"To me, the bottom line is the budget and getting it done as soon as possible," said (Joan) Bauer, D-Lansing. "Either the speaker needs to take an aggressive lead in the budget process, or give the authority to do so to someone else."
Now. Now you say that. And here is where I start to feel a little sorry for Andy Dillon, saddled with a bunch of cowards who are more concerned about their own careers than they are with serving for the good of the state. Let's roll the video tape back to this post from March...
"You know we did a couple of retreats with the caucus and I put the question before them and said if there is not a deal with the Senate, how many of you wanna make a statement and vote for revenues?" Dillon said. "It was a very small number."
"Now if there was an agreement with the Senate, then I think, we'll struggle, but I think we could find the votes for it. But my caucus doesn't want to just walk the plank," he said.
Your caucus doesn't want to do a damn thing. "They won't vote for cuts, they won't vote for reforms, they won't vote for revenue" I believe was the quote from one budget official earlier this year, and this is simply a continuation of last year's attitude, when the House passed Republican budgets using Republican votes. Elsenheimer even got the opportunity to brag about it. Pretty sad. Now ask yourselves why there is this so-called "enthusiasm gap". But I digress...
Many have called on both Dillon and Bishop to resign their leadership posts; from the LSJ to the Freep editorial pages, to other lawmakers (in Dillon's case), to the pundits, the latest being Jack Lessenberry...
First of all, when the legislature reconvenes next week, Speaker of the House Andy Dillon and Senate Majority Leader Mike Bishop should step down. I’m not suggesting they resign from the legislature; they should serve out their last four and a half months.
But they should resign from the leadership.
The Democratic gubernatorial primary was in large measure a referendum on Dillon’s record, and it was a landslide vote of no confidence. Bishop hasn’t covered himself with glory either, or done anything other than block any attempt at creative government by repeating an unthinking “no” to any mention of new revenue.
Yup. Bye. Both of you. Now, it won't happen on the Republican side, being the lock-step naysayers that they are in their quest to regain power, cowards in their own special way, but if the House Democrats are now going to start complaining about how Dillon hasn't led on the budget when the caucus has proven over and over again that they refuse to step up as well, maybe it's time to turn it over to one of the more vociferous members and let them have a shot.
Smith? Cushingberry? Melton? Bauer? Meadows? Who want to step up here? Dillon has indicated that he is more than ready to return to the private sector, he's "done (his) public service", and certainly can't be counted on to do what's best for the rest of the party.
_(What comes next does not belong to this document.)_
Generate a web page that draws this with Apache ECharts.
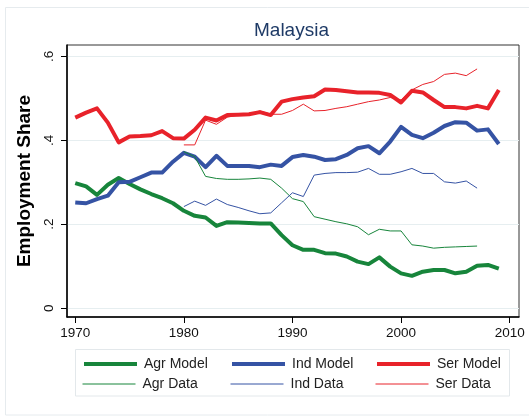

So turn it over, Speaker Dillon. These guys have sat in budget committees all year, they know the score. They are out here running their mouths, let them take a shot. Doesn't the thought of that make you smile? You know it does. Let's see who is ready to stand up for "Democratic values", you know, the ones that the we voted for in huge majorities in '06 and '08...
Of course, this isn't about legislative roles, but political acumen and success. Where have the fortunes of Democrats gone under Dillon and the folks backing him?
Dillon hasn't hesitated to undermine Gov. Jennifer Granholm's ideas on the budget. And he and the House caucus have shown themselves willing to let the Senate Republican majority set the agenda at the Capitol.
Last Friday, Dillon tossed a note of disunity into a Democratic "unity" event by temporarily withholding an endorsement of Bernero.
"Because neither candidate was well-known, they became defined by extensive advertising," Meadows argues. "Virg became the candidate of traditional Democratic Party beliefs and Andy was not. If given the opportunity to vote for those beliefs, most Dems will do so."
And there are still more Democrats than Republicans in the state of Michigan - but maybe not for long, depending on what happens with this budget. It will weigh heavy on the November election. It may be too late for the House to stand up and fight, but it sure is worth a shot - and perhaps a new leader just may be the thing that generates some momentum.